___ Information supplied ___

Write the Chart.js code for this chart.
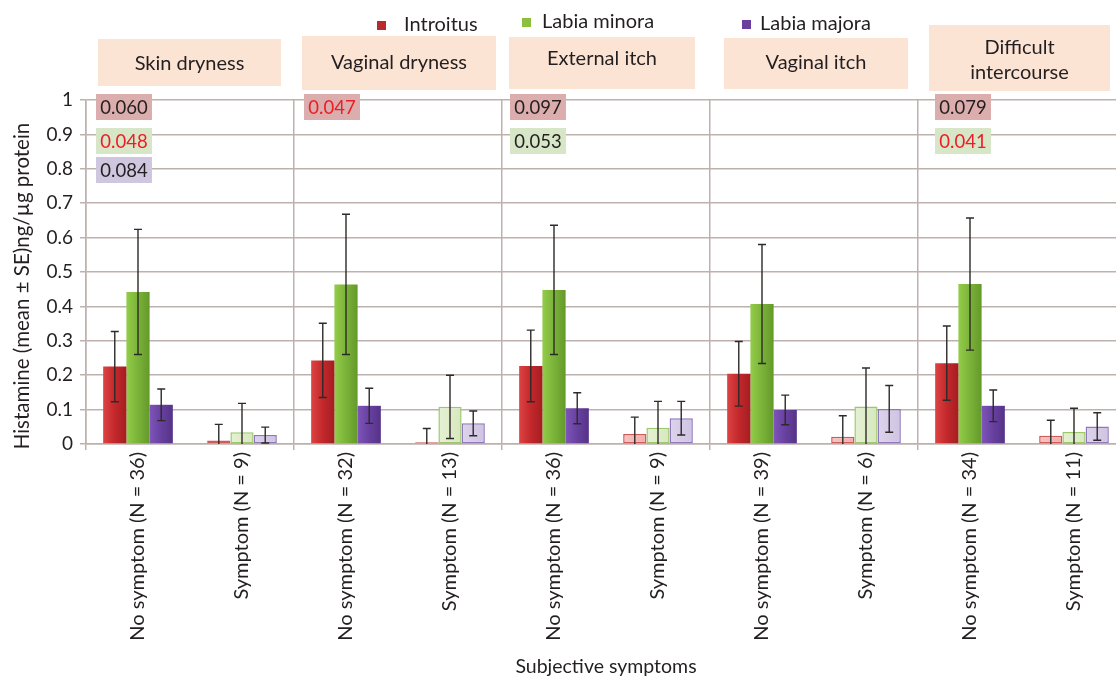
<!DOCTYPE html>
<html>
<head>
<meta charset="utf-8">
<script src="https://cdn.jsdelivr.net/npm/chart.js@4/dist/chart.umd.min.js"></script>
<style>
  html, body { margin: 0; padding: 0; background: #ffffff; overflow: hidden; }
  #wrap { width: 1116px; height: 680px; overflow: hidden; }
  canvas { display: block; }
</style>
</head>
<body>
<div id="wrap"><canvas id="chart" width="1130" height="680"></canvas></div>
<script>
// Subjective symptoms (one pair of bars per symptom)
const symptoms = ['Skin dryness', 'Vaginal dryness', 'External itch', 'Vaginal itch', ['Difficult', 'intercourse']];

// Category labels along the x axis
const groupLabels = [
  'No symptom (N = 36)', 'Symptom (N = 9)',
  'No symptom (N = 32)', 'Symptom (N = 13)',
  'No symptom (N = 36)', 'Symptom (N = 9)',
  'No symptom (N = 39)', 'Symptom (N = 6)',
  'No symptom (N = 34)', 'Symptom (N = 11)'
];

// Histamine, mean and SE (ng/µg protein)
const introitusMean = [0.225, 0.010, 0.243, 0.005, 0.227, 0.029, 0.204, 0.021, 0.235, 0.024];
const introitusSE   = [0.102, 0.047, 0.108, 0.040, 0.104, 0.049, 0.094, 0.061, 0.108, 0.045];
const minoraMean    = [0.442, 0.034, 0.464, 0.108, 0.448, 0.047, 0.407, 0.109, 0.465, 0.035];
const minoraSE      = [0.182, 0.084, 0.204, 0.092, 0.188, 0.077, 0.173, 0.112, 0.192, 0.069];
const majoraMean    = [0.114, 0.026, 0.111, 0.060, 0.104, 0.075, 0.099, 0.102, 0.111, 0.051];
const majoraSE      = [0.046, 0.023, 0.051, 0.036, 0.045, 0.049, 0.043, 0.068, 0.046, 0.040];

// P values per symptom (null where none reported)
const pIntroitus = ['0.060', '0.047', '0.097', null, '0.079'];
const pMinora    = ['0.048', null, '0.053', null, '0.041'];
const pMajora    = ['0.084', null, null, null, null];

// Y axis tick values
const yTicks = [0, 0.1, 0.2, 0.3, 0.4, 0.5, 0.6, 0.7, 0.8, 0.9, 1];

const FONT = 'Lato, "Liberation Sans", sans-serif';
const TEXT = '#231f20';
const GRID = '#bdb1ae';
const CAT_PCT = 0.67;

// Colour sets: [light, mid, dark] for solid bars, and pale fill + edge for symptom bars
const palette = [
  { solid: ['#dc4444', '#c62a2c', '#a51d22'], pale: ['#f6c4c0', '#efaeaa'], edge: '#cf5a5a', key: '#b82a2c' },
  { solid: ['#94cc4a', '#7cb63a', '#64992b'], pale: ['#e6f1d4', '#d6e8bd'], edge: '#9cc86c', key: '#8cbf3e' },
  { solid: ['#7c55b8', '#6a42a2', '#553389'], pale: ['#ddd3ec', '#cfc3e2'], edge: '#8f78bb', key: '#6a3f9e' }
];

function barFill(ctx) {
  const set = palette[ctx.datasetIndex];
  const pale = ctx.dataIndex % 2 === 1;
  const fallback = pale ? set.pale[0] : set.solid[1];
  const chart = ctx.chart;
  const xs = chart.scales && chart.scales.x;
  if (ctx.type !== 'data' || !chart.chartArea || !xs) return fallback;
  const cx = xs.getPixelForTick(ctx.dataIndex);
  const w = xs.width / groupLabels.length;
  if (!Number.isFinite(cx) || !Number.isFinite(w) || w <= 0) return fallback;
  const gw = w * CAT_PCT, bw = gw / 3;
  const left = cx - gw / 2 + ctx.datasetIndex * bw;
  const g = chart.ctx.createLinearGradient(left, 0, left + bw, 0);
  if (pale) {
    g.addColorStop(0, set.pale[0]);
    g.addColorStop(1, set.pale[1]);
  } else {
    g.addColorStop(0, set.solid[0]);
    g.addColorStop(0.45, set.solid[1]);
    g.addColorStop(1, set.solid[2]);
  }
  return g;
}

function makeDataset(label, data, se, i) {
  return {
    label: label,
    data: data,
    se: se,
    backgroundColor: barFill,
    borderColor: ctx => ctx.dataIndex % 2 === 1 ? palette[i].edge : 'rgba(0,0,0,0)',
    borderWidth: ctx => ctx.dataIndex % 2 === 1 ? 1.5 : 0,
    borderSkipped: false,
    categoryPercentage: CAT_PCT,
    barPercentage: 1.0
  };
}

// Whiskers for mean ± SE (lower end stops at the axis)
const errorBars = {
  id: 'errorBars',
  afterDatasetsDraw(chart) {
    const c = chart.ctx, ys = chart.scales.y;
    c.save();
    c.strokeStyle = '#2e2a2a';
    c.lineWidth = 1.4;
    chart.data.datasets.forEach((ds, di) => {
      const meta = chart.getDatasetMeta(di);
      meta.data.forEach((bar, i) => {
        const m = ds.data[i], s = ds.se[i];
        const yt = ys.getPixelForValue(m + s);
        const yb = ys.getPixelForValue(Math.max(0, m - s));
        const x = bar.x, cap = 4;
        c.beginPath();
        c.moveTo(x, yt); c.lineTo(x, yb);
        c.moveTo(x - cap, yt); c.lineTo(x + cap, yt);
        if (m - s > 0) { c.moveTo(x - cap, yb); c.lineTo(x + cap, yb); }
        c.stroke();
      });
    });
    c.restore();
  }
};

// Symptom header boxes, legend, p-value boxes and the y title
const headerBoxes = [
  { x0: 98, x1: 281, y0: 39, y1: 86, ty: [64] },
  { x0: 302, x1: 496, y0: 36, y1: 90, ty: [63] },
  { x0: 509, x1: 695, y0: 37, y1: 89, ty: [59] },
  { x0: 724, x1: 908, y0: 38, y1: 89, ty: [63] },
  { x0: 929, x1: 1110, y0: 25, y1: 91, ty: [48, 73] }
];
const pBoxLeft = [96, 304, 510, 0, 935];
const pRowTop = [94, 128, 157];
const pBoxFill = ['#dbadad', '#d8e6c8', '#cfc7df'];
const legendItems = [
  { name: 'Introitus', sx: 377, tx: 404, y: 25 },
  { name: 'Labia minora', sx: 522, tx: 542, y: 22 },
  { name: 'Labia majora', sx: 742, tx: 760, y: 24 }
];

const decorations = {
  id: 'decorations',
  afterDraw(chart) {
    const c = chart.ctx;
    c.save();
    // legend
    c.font = '20px ' + FONT;
    c.textBaseline = 'middle';
    c.textAlign = 'left';
    legendItems.forEach((it, i) => {
      c.fillStyle = palette[i].key;
      c.fillRect(it.sx, it.y - 4, 9, 9);
      c.fillStyle = TEXT;
      c.fillText(it.name, it.tx, it.y);
    });
    // symptom headers
    c.textAlign = 'center';
    c.font = '20px ' + FONT;
    headerBoxes.forEach((b, i) => {
      c.fillStyle = '#fce4d5';
      c.fillRect(b.x0, b.y0, b.x1 - b.x0, b.y1 - b.y0);
      c.fillStyle = TEXT;
      const lines = Array.isArray(symptoms[i]) ? symptoms[i] : [symptoms[i]];
      lines.forEach((t, k) => c.fillText(t, (b.x0 + b.x1) / 2, b.ty[k]));
    });
    // p values
    c.font = '18.5px ' + FONT;
    [pIntroitus, pMinora, pMajora].forEach((arr, row) => {
      arr.forEach((p, g) => {
        if (p === null) return;
        const x0 = pBoxLeft[g], y0 = pRowTop[row];
        c.fillStyle = pBoxFill[row];
        c.fillRect(x0, y0, 56, 26);
        c.fillStyle = parseFloat(p) < 0.05 ? '#ee1c24' : TEXT;
        c.fillText(p, x0 + 28, y0 + 14);
      });
    });
    // y axis title
    c.translate(22, 286);
    c.rotate(-Math.PI / 2);
    c.font = '20.5px ' + FONT;
    c.fillStyle = TEXT;
    c.fillText('Histamine (mean \u00b1 SE)ng/\u00b5g protein', 0, 0);
    c.restore();
  }
};

new Chart(document.getElementById('chart'), {
  type: 'bar',
  data: {
    labels: groupLabels,
    datasets: [
      makeDataset('Introitus', introitusMean, introitusSE, 0),
      makeDataset('Labia minora', minoraMean, minoraSE, 1),
      makeDataset('Labia majora', majoraMean, majoraSE, 2)
    ]
  },
  options: {
    responsive: false,
    animation: false,
    devicePixelRatio: 1,
    layout: { padding: { top: 100, right: 4, left: 0, bottom: 0 } },
    plugins: { legend: { display: false }, tooltip: { enabled: false } },
    scales: {
      x: {
        offset: true,
        afterFit: s => { s.height = 236; },
        grid: {
          offset: true,
          color: ctx => (ctx.index % 2 === 0 ? GRID : 'rgba(0,0,0,0)'),
          lineWidth: 1.5,
          tickLength: 6,
          drawOnChartArea: true
        },
        border: { display: true, color: GRID, width: 1.5 },
        ticks: {
          minRotation: 90, maxRotation: 90, autoSkip: false,
          color: TEXT, font: { family: FONT, size: 20 }, padding: 2
        },
        title: {
          display: true, text: 'Subjective symptoms',
          color: TEXT, font: { family: FONT, size: 19.5 }, padding: { top: 0, bottom: 2 }
        }
      },
      y: {
        min: 0, max: 1,
        afterFit: s => { s.width = 86; },
        afterBuildTicks: s => { s.ticks = yTicks.map(v => ({ value: v })); },
        grid: { color: GRID, lineWidth: 1.5, tickLength: 6 },
        border: { display: true, color: GRID, width: 1.5 },
        ticks: {
          color: TEXT, font: { family: FONT, size: 19 }, padding: 7,
          callback: v => String(Math.round(v * 10) / 10)
        }
      }
    }
  },
  plugins: [errorBars, decorations]
});
</script>
</body>
</html>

___

▸ Work required:
From the first line above down to the line with "const CAT_PCT = 0.67;", reproduce every line and no others, omitting pictures.

▸ Exercise output:
Write the Chart.js code for this chart.
<!DOCTYPE html>
<html>
<head>
<meta charset="utf-8">
<script src="https://cdn.jsdelivr.net/npm/chart.js@4/dist/chart.umd.min.js"></script>
<style>
  html, body { margin: 0; padding: 0; background: #ffffff; overflow: hidden; }
  #wrap { width: 1116px; height: 680px; overflow: hidden; }
  canvas { display: block; }
</style>
</head>
<body>
<div id="wrap"><canvas id="chart" width="1130" height="680"></canvas></div>
<script>
// Subjective symptoms (one pair of bars per symptom)
const symptoms = ['Skin dryness', 'Vaginal dryness', 'External itch', 'Vaginal itch', ['Difficult', 'intercourse']];

// Category labels along the x axis
const groupLabels = [
  'No symptom (N = 36)', 'Symptom (N = 9)',
  'No symptom (N = 32)', 'Symptom (N = 13)',
  'No symptom (N = 36)', 'Symptom (N = 9)',
  'No symptom (N = 39)', 'Symptom (N = 6)',
  'No symptom (N = 34)', 'Symptom (N = 11)'
];

// Histamine, mean and SE (ng/µg protein)
const introitusMean = [0.225, 0.010, 0.243, 0.005, 0.227, 0.029, 0.204, 0.021, 0.235, 0.024];
const introitusSE   = [0.102, 0.047, 0.108, 0.040, 0.104, 0.049, 0.094, 0.061, 0.108, 0.045];
const minoraMean    = [0.442, 0.034, 0.464, 0.108, 0.448, 0.047, 0.407, 0.109, 0.465, 0.035];
const minoraSE      = [0.182, 0.084, 0.204, 0.092, 0.188, 0.077, 0.173, 0.112, 0.192, 0.069];
const majoraMean    = [0.114, 0.026, 0.111, 0.060, 0.104, 0.075, 0.099, 0.102, 0.111, 0.051];
const majoraSE      = [0.046, 0.023, 0.051, 0.036, 0.045, 0.049, 0.043, 0.068, 0.046, 0.040];

// P values per symptom (null where none reported)
const pIntroitus = ['0.060', '0.047', '0.097', null, '0.079'];
const pMinora    = ['0.048', null, '0.053', null, '0.041'];
const pMajora    = ['0.084', null, null, null, null];

// Y axis tick values
const yTicks = [0, 0.1, 0.2, 0.3, 0.4, 0.5, 0.6, 0.7, 0.8, 0.9, 1];

const FONT = 'Lato, "Liberation Sans", sans-serif';
const TEXT = '#231f20';
const GRID = '#bdb1ae';
const CAT_PCT = 0.67;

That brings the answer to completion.